Task description -> Repeat, exactly and completely, the material that follows. Omit the pictures.

Source data ->
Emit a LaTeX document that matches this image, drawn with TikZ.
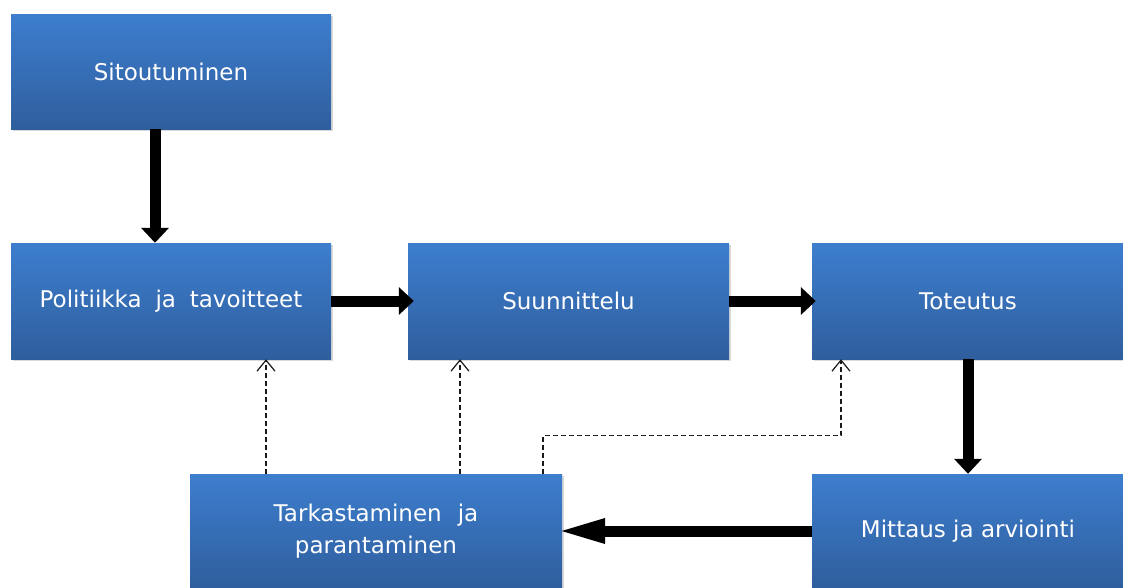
\documentclass[tikz,border=0pt]{standalone}
\usepackage{fontspec}
\setmainfont{DejaVu Sans}
\usetikzlibrary{arrows.meta,shadows}
\definecolor{boxtop}{HTML}{3D7ECE}
\definecolor{boxbot}{HTML}{2F5E9D}
\tikzset{
  box/.style={rectangle, inner sep=0pt, align=center, text=white,
    top color=boxtop, bottom color=boxbot,
    font=\fontsize{23}{32}\selectfont,
    drop shadow={opacity=0.3, shadow xshift=2pt, shadow yshift=-2pt}},
  bigarrow/.style={line width=11pt, draw=black,
    -{Triangle[width=27pt,length=15pt]}},
  longarrow/.style={line width=11pt, draw=black,
    -{Triangle[width=22pt,length=50pt]}},
  dasharrow/.style={draw=black!90, line width=1.2pt, dash pattern=on 5pt off 3pt,
    -{Straight Barb[width=18pt,length=11pt,line width=1.2pt]}}
}
\begin{document}
\begin{tikzpicture}[x=1pt,y=-1pt]
\useasboundingbox (0,0) rectangle (1123,587);
\node[box, minimum width=320, minimum height=115] (sit) at (171,71.5) {Sitoutuminen};
\node[box, minimum width=320, minimum height=116] (pol) at (171,301) {Politiikka\hspace{0.6em}ja\hspace{0.6em}tavoitteet};
\node[box, minimum width=321, minimum height=116] (suu) at (568.5,301) {Suunnittelu};
\node[box, minimum width=312, minimum height=116] (tot) at (968,301) {Toteutus};
\node[box, minimum width=372, minimum height=114] (tar) at (376,531) {Tarkastaminen\hspace{0.7em}ja\\parantaminen};
\node[box, minimum width=312, minimum height=114] (mit) at (968,531) {Mittaus ja arviointi};

\draw[bigarrow] ([xshift=-16]sit.south) -- ([xshift=-16]pol.north);
\draw[bigarrow, shorten >=-6pt] (pol.east) -- (suu.west);
\draw[bigarrow, shorten >=-4pt] (suu.east) -- (tot.west);
\draw[bigarrow] (tot.south) -- (mit.north);
\draw[longarrow, shorten >=-7pt] (mit.west) -- (tar.east);

\draw[dasharrow] ([xshift=-110]tar.north) -- ([xshift=-110]tar.north |- pol.south);
\draw[dasharrow] ([xshift=84]tar.north) -- ([xshift=84]tar.north |- suu.south);
\draw[dasharrow] ([xshift=167]tar.north) -- ++(0,-38) -| ([xshift=-127]tot.south);
\end{tikzpicture}
\end{document}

Problem solution ->
Emit a LaTeX document that matches this image, drawn with TikZ.
\documentclass[tikz,border=0pt]{standalone}
\usepackage{fontspec}
\setmainfont{DejaVu Sans}
\usetikzlibrary{arrows.meta,shadows}
\definecolor{boxtop}{HTML}{3D7ECE}
\definecolor{boxbot}{HTML}{2F5E9D}
\tikzset{
  box/.style={rectangle, inner sep=0pt, align=center, text=white,
    top color=boxtop, bottom color=boxbot,
    font=\fontsize{23}{32}\selectfont,
    drop shadow={opacity=0.3, shadow xshift=2pt, shadow yshift=-2pt}},
  bigarrow/.style={line width=11pt, draw=black,
    -{Triangle[width=27pt,length=15pt]}},
  longarrow/.style={line width=11pt, draw=black,
    -{Triangle[width=22pt,length=50pt]}},
  dasharrow/.style={draw=black!90, line width=1.2pt, dash pattern=on 5pt off 3pt,
    -{Straight Barb[width=18pt,length=11pt,line width=1.2pt]}}
}
\begin{document}
\begin{tikzpicture}[x=1pt,y=-1pt]
\useasboundingbox (0,0) rectangle (1123,587);
\node[box, minimum width=320, minimum height=115] (sit) at (171,71.5) {Sitoutuminen};
\node[box, minimum width=320, minimum height=116] (pol) at (171,301) {Politiikka\hspace{0.6em}ja\hspace{0.6em}tavoitteet};
\node[box, minimum width=321, minimum height=116] (suu) at (568.5,301) {Suunnittelu};
\node[box, minimum width=312, minimum height=116] (tot) at (968,301) {Toteutus};
\node[box, minimum width=372, minimum height=114] (tar) at (376,531) {Tarkastaminen\hspace{0.7em}ja\\parantaminen};
\node[box, minimum width=312, minimum height=114] (mit) at (968,531) {Mittaus ja arviointi};

\draw[bigarrow] ([xshift=-16]sit.south) -- ([xshift=-16]pol.north);
\draw[bigarrow, shorten >=-6pt] (pol.east) -- (suu.west);
\draw[bigarrow, shorten >=-4pt] (suu.east) -- (tot.west);
\draw[bigarrow] (tot.south) -- (mit.north);
\draw[longarrow, shorten >=-7pt] (mit.west) -- (tar.east);

\draw[dasharrow] ([xshift=-110]tar.north) -- ([xshift=-110]tar.north |- pol.south);
\draw[dasharrow] ([xshift=84]tar.north) -- ([xshift=84]tar.north |- suu.south);
\draw[dasharrow] ([xshift=167]tar.north) -- ++(0,-38) -| ([xshift=-127]tot.south);
\end{tikzpicture}
\end{document}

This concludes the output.